Di sekolah boarding school Anak didik bisa belajar lebih maksimal, fokus, bisa berinteraksi langsung dengan guru, dan selalu terkontrol akativitas di asrama. Manfaat lain adalah anak didik bisa belajar mandiri. Di lingkungan sekolah, para siswa dapat melakukan interaksi dengan sesama siswa, bahkan berinteraksi dengan para guru setiap saat. Contoh yang baik dapat mereka saksikan langsung di lingkungan mereka tanpa tertunda. Dengan demikian, pendidikan kognisi, afektif, dan psikomotor siswa dapat terlatih lebih baik dan optimal.
Boarding School yang baik dijaga dengan ketat agar tidak terkontaminasi oleh hal-hal yang tidak sesuai dengan sistem pendidikan atau dengan ciri khas suatu sekolah berasrama. Dengan demikian peserta didik terlindungi dari hal-hal yang negatip seperti merokok, narkoba, tayangan film/sinetron yang tidak produktif dan sebagainya.

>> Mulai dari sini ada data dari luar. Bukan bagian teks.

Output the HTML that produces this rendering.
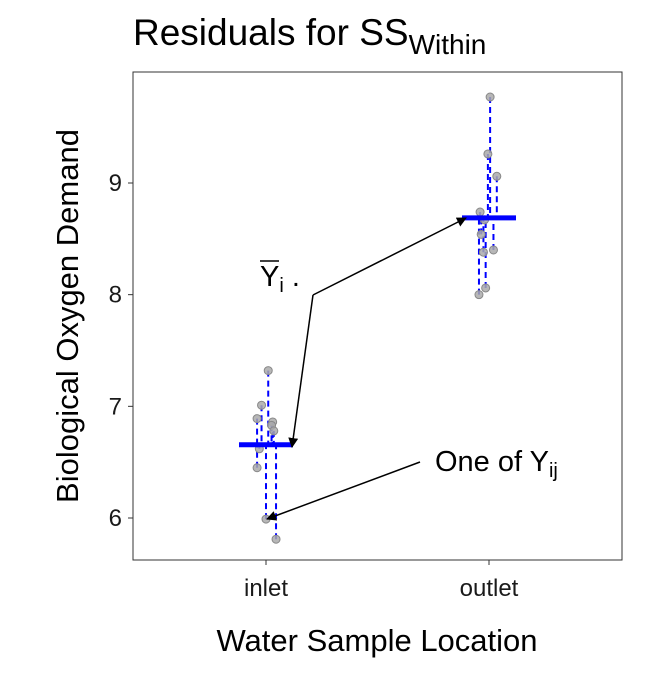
<!DOCTYPE html>
<html><head><meta charset="utf-8"><style>
body{margin:0;background:#fff}
svg{font-family:"Liberation Sans",sans-serif}
</style></head><body>
<svg id="chart" width="672" height="672">
<text x="133" y="45" font-size="37" fill="#000">Residuals for SS<tspan font-size="28" dy="9">Within</tspan></text>
<rect x="133" y="72" width="489" height="488" fill="none" stroke="#333" stroke-width="1"/>
<g id="marks"></g>
<g id="axes"></g>
<text transform="translate(78,316) rotate(-90)" text-anchor="middle" font-size="31">Biological Oxygen Demand</text>
<text x="377" y="651" text-anchor="middle" font-size="31">Water Sample Location</text>
<defs><marker id="ah" markerWidth="10" markerHeight="10" refX="9" refY="5" orient="auto" markerUnits="userSpaceOnUse"><path d="M0,0 L10,5 L0,10 z" fill="#000"/></marker></defs>
<polyline points="313,295 292,447" fill="none" stroke="#000" stroke-width="1.5" marker-end="url(#ah)"/>
<polyline points="313,295 466,218" fill="none" stroke="#000" stroke-width="1.5" marker-end="url(#ah)"/>
<polyline points="420,462 267,519" fill="none" stroke="#000" stroke-width="1.5" marker-end="url(#ah)"/>
<g>
<text x="260" y="286" font-size="29">Y<tspan font-size="20" dy="6">i</tspan><tspan dy="-6"> .</tspan></text>
<line x1="260" y1="261" x2="279" y2="261" stroke="#000" stroke-width="1.5"/>
</g>
<text x="435" y="471" font-size="29">One of Y<tspan font-size="20" dy="6">ij</tspan></text>
</svg>
<script>
const categories = ["inlet","outlet"];
const inletValues = [7.32,7.01,6.89,6.86,6.83,6.78,6.62,6.45,5.99,5.81];
const outletValues = [9.77,9.26,9.06,8.74,8.67,8.54,8.38,8.40,8.06,8.00];
const inletJitter = [0.01,-0.02,-0.04,0.03,0.025,0.035,-0.03,-0.04,0,0.045];
const outletJitter = [0.005,-0.005,0.035,-0.04,-0.02,-0.035,-0.025,0.02,-0.015,-0.045];
const yTicks = [6,7,8,9];
const ns="http://www.w3.org/2000/svg";
const y = v => 518 - (v-6)*111.67;
const x = i => 266 + i*223;
const bandPx = 223;
const marks=document.getElementById('marks'), axes=document.getElementById('axes');
function mk(tag,attrs,parent){const e=document.createElementNS(ns,tag);for(const k in attrs)e.setAttribute(k,attrs[k]);parent.appendChild(e);return e;}
[inletValues,outletValues].forEach((vals,ci)=>{
  const jit = ci===0?inletJitter:outletJitter;
  const mean = vals.reduce((a,b)=>a+b,0)/vals.length;
  vals.forEach((v,j)=>{
    const px = x(ci)+jit[j]*bandPx;
    const l = mk('line',{x1:px,x2:px,y1:y(v),y2:y(mean),stroke:'#0000ff','stroke-width':2,'stroke-dasharray':'6,4'},marks);
    
    
  });
  vals.forEach((v,j)=>{
    const px = x(ci)+jit[j]*bandPx;
    const c = mk('circle',{cx:px,cy:y(v),r:4,fill:'#aaa','fill-opacity':0.85,stroke:'#888','stroke-width':1},marks);
    
    
  });
  const m = mk('line',{x1:x(ci)-27,x2:x(ci)+27,y1:y(mean),y2:y(mean),stroke:'#0000ff','stroke-width':5},marks);
  
  
});
yTicks.forEach(t=>{
  const tk=mk('line',{x1:128,x2:133,y1:y(t),y2:y(t),stroke:'#333'},axes);
  
  
  const tl=mk('text',{x:122,y:y(t)+8,'text-anchor':'end','font-size':24,fill:'#1a1a1a'},axes);
  tl.textContent=t;
  
  
});
categories.forEach((c,i)=>{
  const tk=mk('line',{x1:x(i),x2:x(i),y1:560,y2:565,stroke:'#333'},axes);
  
  
  const tl=mk('text',{x:x(i),y:596,'text-anchor':'middle','font-size':24,fill:'#1a1a1a'},axes);
  tl.textContent=c;
  
  
});
</script>
</body></html>
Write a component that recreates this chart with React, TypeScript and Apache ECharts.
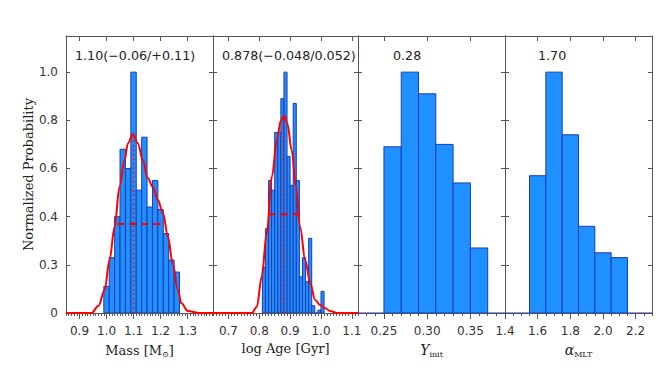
import React, { useEffect, useRef } from 'react';
import * as echarts from 'echarts';

// ---------- data ----------
const yTickValues = [0, 0.2, 0.4, 0.6, 0.8, 1.0];
const yTickLabels = ['0', '0.3', '0.4', '0.6', '0.8', '1.0'];

// Panel 1: Mass
const massRange = [0.85, 1.394];
const massMajor = [0.9, 1.0, 1.1, 1.2, 1.3];
const massMajorLabels = ['0.9', '1.0', '1.1', '1.2', '1.3'];
const massBinStart = [0.99, 1.01, 1.03, 1.05, 1.07, 1.09, 1.11, 1.13, 1.15, 1.17, 1.19, 1.21, 1.23, 1.25];
const massBinWidth = 0.02;
const massHeights = [0.11, 0.23, 0.4, 0.68, 0.6, 1.0, 0.51, 0.73, 0.44, 0.55, 0.43, 0.33, 0.22, 0.17];
const massKdeX = [0.85, 0.945, 0.97, 0.993, 1.011, 1.03, 1.048, 1.067, 1.079, 1.097, 1.116, 1.134, 1.153, 1.171, 1.19, 1.209, 1.227, 1.245, 1.264, 1.277, 1.301, 1.344, 1.394];
const massKdeY = [0, 0, 0.03, 0.095, 0.22, 0.358, 0.524, 0.635, 0.704, 0.743, 0.704, 0.635, 0.559, 0.524, 0.469, 0.414, 0.317, 0.206, 0.095, 0.04, 0.008, 0, 0];
const massMedian = 1.1;
const massPeak = 0.743;
const massInterval = [1.04, 1.21];
const massHalf = 0.37;

// Panel 2: log Age
const ageRange = [0.65, 1.12];
const ageMajor = [0.7, 0.8, 0.9, 1.0, 1.1];
const ageMajorLabels = ['0.7', '0.8', '0.9', '1.0', '1.1'];
const ageBinStart = [0.81, 0.82, 0.83, 0.84, 0.85, 0.86, 0.87, 0.88, 0.89, 0.9, 0.91, 0.92, 0.93, 0.94, 0.95, 0.96, 0.97, 0.98, 0.99, 1.0];
const ageBinWidth = 0.01;
const ageHeights = [0.19, 0.35, 0.55, 0.51, 0.75, 0.75, 0.89, 1.0, 0.65, 0.53, 0.87, 0.55, 0.15, 0.23, 0.13, 0.31, 0.03, 0, 0.012, 0.09];
const ageKdeX = [0.65, 0.776, 0.792, 0.808, 0.824, 0.841, 0.857, 0.87, 0.881, 0.891, 0.905, 0.919, 0.932, 0.949, 0.965, 0.981, 0.997, 1.014, 1.03, 1.052, 1.12];
const ageKdeY = [0, 0, 0.026, 0.151, 0.331, 0.566, 0.718, 0.8, 0.819, 0.787, 0.676, 0.524, 0.358, 0.22, 0.123, 0.054, 0.033, 0.02, 0.008, 0, 0];
const ageMedian = 0.878;
const agePeak = 0.819;
const ageInterval = [0.83, 0.93];
const ageHalf = 0.41;

// Panel 3: Y_init
const yinitRange = [0.22, 0.39];
const yinitMajor = [0.25, 0.3, 0.35];
const yinitMajorLabels = ['0.25', '0.30', '0.35'];
const yinitBinStart = [0.25, 0.27, 0.29, 0.31, 0.33, 0.35];
const yinitBinWidth = 0.02;
const yinitHeights = [0.69, 1.0, 0.91, 0.7, 0.54, 0.27];

// Panel 4: alpha_MLT
const alphaRange = [1.4, 2.3];
const alphaMajor = [1.4, 1.6, 1.8, 2.0, 2.2];
const alphaMajorLabels = ['1.4', '1.6', '1.8', '2.0', '2.2'];
const alphaBinStart = [1.55, 1.65, 1.75, 1.85, 1.95, 2.05];
const alphaBinWidth = 0.1;
const alphaHeights = [0.57, 1.0, 0.74, 0.36, 0.25, 0.23];

const annotations = ['1.10(\u22120.06/+0.11)', '0.878(\u22120.048/0.052)', '0.28', '1.70'];
const xTitles = ['Mass [M{sub|\u2299}]', 'log Age [Gyr]', '{it|Y}{sub|init}', '{it|\u03b1}{sub|MLT}'];

// ---------- layout ----------
const TOP = 36;
const HEIGHT = 277;
const panelsLayout = [
  { left: 66, width: 147, minorStep: 0.01, annX: 75 },
  { left: 213, width: 145, minorStep: 0.01, annX: 222 },
  { left: 358, width: 147, minorStep: 0.01, annX: 393 },
  { left: 505, width: 147, minorStep: 0.05, annX: 538 },
];

const FRAME = '#555';
const BAR_FILL = '#1E90FF';
const BAR_EDGE = '#1f3bb3';
const RED = '#ff0000';
const SANS = 'DejaVu Sans';
const SERIF = 'DejaVu Serif';

function minorTicks(range: number[], step: number) {
  const out: number[] = [];
  const n0 = Math.ceil(range[0] / step - 1e-6);
  const n1 = Math.floor(range[1] / step + 1e-6);
  for (let k = n0; k <= n1; k++) out.push(+(k * step).toFixed(4));
  return out;
}

function histData(starts: number[], width: number, heights: number[]) {
  return starts.map((s, i) => [s, +(s + width).toFixed(4), heights[i]]);
}

export default function App() {
  const ref = useRef<HTMLDivElement>(null);
  useEffect(() => {
    if (!ref.current) return;
    const chart = echarts.init(ref.current, null, { renderer: 'svg' });

    const panels = [
      { range: massRange, major: massMajor, labels: massMajorLabels, hist: histData(massBinStart, massBinWidth, massHeights),
        kde: massKdeX.map((x, i) => [x, massKdeY[i]]), median: massMedian, peak: massPeak, interval: massInterval, half: massHalf },
      { range: ageRange, major: ageMajor, labels: ageMajorLabels, hist: histData(ageBinStart, ageBinWidth, ageHeights),
        kde: ageKdeX.map((x, i) => [x, ageKdeY[i]]), median: ageMedian, peak: agePeak, interval: ageInterval, half: ageHalf },
      { range: yinitRange, major: yinitMajor, labels: yinitMajorLabels, hist: histData(yinitBinStart, yinitBinWidth, yinitHeights) },
      { range: alphaRange, major: alphaMajor, labels: alphaMajorLabels, hist: histData(alphaBinStart, alphaBinWidth, alphaHeights) },
    ] as any[];

    const grid: any[] = [];
    const xAxis: any[] = [];
    const yAxis: any[] = [];
    const series: any[] = [];
    const graphic: any[] = [];

    panels.forEach((p, i) => {
      const L = panelsLayout[i];
      grid.push({ left: L.left, top: TOP, width: L.width, height: HEIGHT, containLabel: false });
      const common = { type: 'value', gridIndex: i, min: p.range[0], max: p.range[1], splitLine: { show: false } };
      xAxis.push({
        ...common,
        position: 'bottom',
        axisLine: { show: true, onZero: false, lineStyle: { color: FRAME, width: 1 } },
        axisTick: { show: true, inside: false, length: 6, customValues: p.major, lineStyle: { color: FRAME } },
        axisLabel: {
          show: true, customValues: p.major, margin: 12, fontFamily: SANS, fontSize: 12, color: '#333',
          formatter: (v: number) => { const k = p.major.indexOf(v); return k >= 0 ? p.labels[k] : ''; },
        },
        name: xTitles[i],
        nameLocation: 'middle',
        nameGap: 29,
        nameTextStyle: {
          fontFamily: SERIF, fontSize: 13, color: '#222',
          rich: {
            sub: { fontFamily: SERIF, fontSize: 8, color: '#222', verticalAlign: 'bottom', padding: [8, 0, 0, 0] },
            it: { fontFamily: SERIF, fontSize: 14, fontStyle: 'italic', color: '#222' },
          },
        },
      });
      xAxis.push({
        ...common,
        position: 'bottom',
        axisLine: { show: false, onZero: false },
        axisTick: { show: true, inside: false, length: 3, customValues: minorTicks(p.range, L.minorStep), lineStyle: { color: FRAME } },
        axisLabel: { show: false },
      });
      xAxis.push({
        ...common,
        position: 'top',
        axisLine: { show: true, onZero: false, lineStyle: { color: FRAME, width: 1 } },
        axisTick: { show: true, inside: true, length: 5, customValues: p.major, lineStyle: { color: FRAME } },
        axisLabel: { show: false },
      });
      const ycommon = { type: 'value', gridIndex: i, min: 0, max: 1.15, splitLine: { show: false } };
      yAxis.push({
        ...ycommon,
        position: 'left',
        axisLine: { show: true, onZero: false, lineStyle: { color: FRAME, width: 1 } },
        axisTick: { show: true, inside: true, length: 4, customValues: yTickValues, lineStyle: { color: FRAME } },
        axisLabel: {
          show: i === 0, customValues: yTickValues, margin: 8, fontFamily: SANS, fontSize: 12, color: '#333',
          formatter: (v: number) => { const k = yTickValues.indexOf(v); return k >= 0 ? yTickLabels[k] : ''; },
        },
        name: i === 0 ? 'Normalized Probability' : '',
        nameLocation: 'middle',
        nameGap: 29,
        nameTextStyle: { fontFamily: SERIF, fontSize: 13, color: '#222' },
      });
      yAxis.push({
        ...ycommon,
        position: 'right',
        axisLine: { show: true, onZero: false, lineStyle: { color: FRAME, width: 1 } },
        axisTick: { show: true, inside: true, length: 4, customValues: yTickValues, lineStyle: { color: FRAME } },
        axisLabel: { show: false },
      });

      const xi = i * 3;
      const yi = i * 2;
      series.push({
        type: 'custom',
        xAxisIndex: xi,
        yAxisIndex: yi,
        data: p.hist,
        encode: { x: [0, 1], y: 2 },
        clip: true,
        z: 2,
        renderItem: (params: any, api: any) => {
          const a = api.coord([api.value(0), api.value(2)]);
          const b = api.coord([api.value(1), 0]);
          return {
            type: 'rect',
            shape: { x: a[0], y: a[1], width: b[0] - a[0], height: b[1] - a[1] },
            style: { fill: BAR_FILL, stroke: BAR_EDGE, lineWidth: 1 },
          };
        },
      });
      if (p.kde) {
        series.push({
          type: 'line', xAxisIndex: xi, yAxisIndex: yi, data: p.kde, smooth: 0.35, smoothMonotone: 'x',
          showSymbol: false, symbol: 'none', lineStyle: { color: RED, width: 2 }, z: 5, clip: true,
        });
        series.push({
          type: 'line', xAxisIndex: xi, yAxisIndex: yi, data: [[p.median, 0], [p.median, p.peak]],
          showSymbol: false, symbol: 'none', lineStyle: { color: RED, width: 1.5, type: [1.5, 3] }, z: 6,
        });
        series.push({
          type: 'line', xAxisIndex: xi, yAxisIndex: yi, data: [[p.interval[0], p.half], [p.interval[1], p.half]],
          showSymbol: false, symbol: 'none', lineStyle: { color: RED, width: 2, type: [7, 5] }, z: 6,
        });
      } else {
        series.push({
          type: 'line', xAxisIndex: xi, yAxisIndex: yi, data: [[p.range[0], 0], [p.range[1], 0]],
          showSymbol: false, symbol: 'none', lineStyle: { color: BAR_EDGE, width: 1 }, z: 1,
        });
      }
      graphic.push({
        type: 'text', left: L.annX, top: 49,
        style: { text: annotations[i], fontFamily: SANS, fontSize: 12.7, fill: '#222' },
      });
    });

    chart.setOption({
      animation: false,
      backgroundColor: '#ffffff',
      grid, xAxis, yAxis, series, graphic,
    });
    return () => chart.dispose();
  }, []);
  return <div ref={ref} style={{ position: 'fixed', left: 0, top: 0, width: 664, height: 369 }} />;
}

Oleh karena itu pemakalah akan menjelaskan lebih lanjut tentang boarding school pada makalah berikut ini.





BAB II
PEMBAHASAN
A.    Pengertian
Boarding school terdiri dari dua kata yaitu boarding dan school. Boarding berarti asrama. Dan school berarti sekolah. Boarding School adalah sistem sekolah berasrama, dimana peserta didik dan juga para guru dan pengelola sekolah tinggal di asrama yang berada dalam lingkungan sekolah dalam kurun waktu tertentu biasanya satu semester diselingi dengan berlibur satu bulan sampai menamatkan sekolahnya.
Boarding school atau sekolah berasrama. Para murid mengikuti pendidikan reguler dari pagi hingga siang di sekolah kemudian dilanjutkan dengan pendidikan agama atau pendidikan nilai-nilai khusus di malam hari. Selama 24 jam anak didik berada di bawah pendidikan dan pengawasan para guru pembimbing.
Boarding school adalah lembaga pendidikan di mana para siswa tidak hanya belajar tetapi juga bertempat tinggal dan hidup menyatu dengan di lembaga tersebut. Boarding School mengkombinasikan tempat di rumah, dipindah ke institusi sekolah, di mana di sekolahb tersebut disediakan berbagai fasilitas tempat tinggal; ruang tidur, ruang tamu, ruang belajar dan tempat olah raga, perpustakaan, kesenian.
Maksudin mendefinisikan bahwa boarding school adalah sekolah yang memiliki asrama, di mana para siswa hidup; belajar secara total di lingkungan sekolah. Karena itu segala jenis kebutuhan hidup dan kebutuhan belajar disediakan oleh sekolah (Maksudin, 2006, hlm.8). Mengapa boarding school ? Jawabnya adalah karena kelebihan model sekolah ini. Adapun kelebihannya yaitu: kelas lebih kecil, semua siswa dapat berpartisipasi dalam program belajar, mutu akademik dan skill menjadi prioritas boarding school, dapat memanfaatkan secara optimal sumber-sumber belajar, dan dapat berkomunikasi langsung dengan pembimbing.[1]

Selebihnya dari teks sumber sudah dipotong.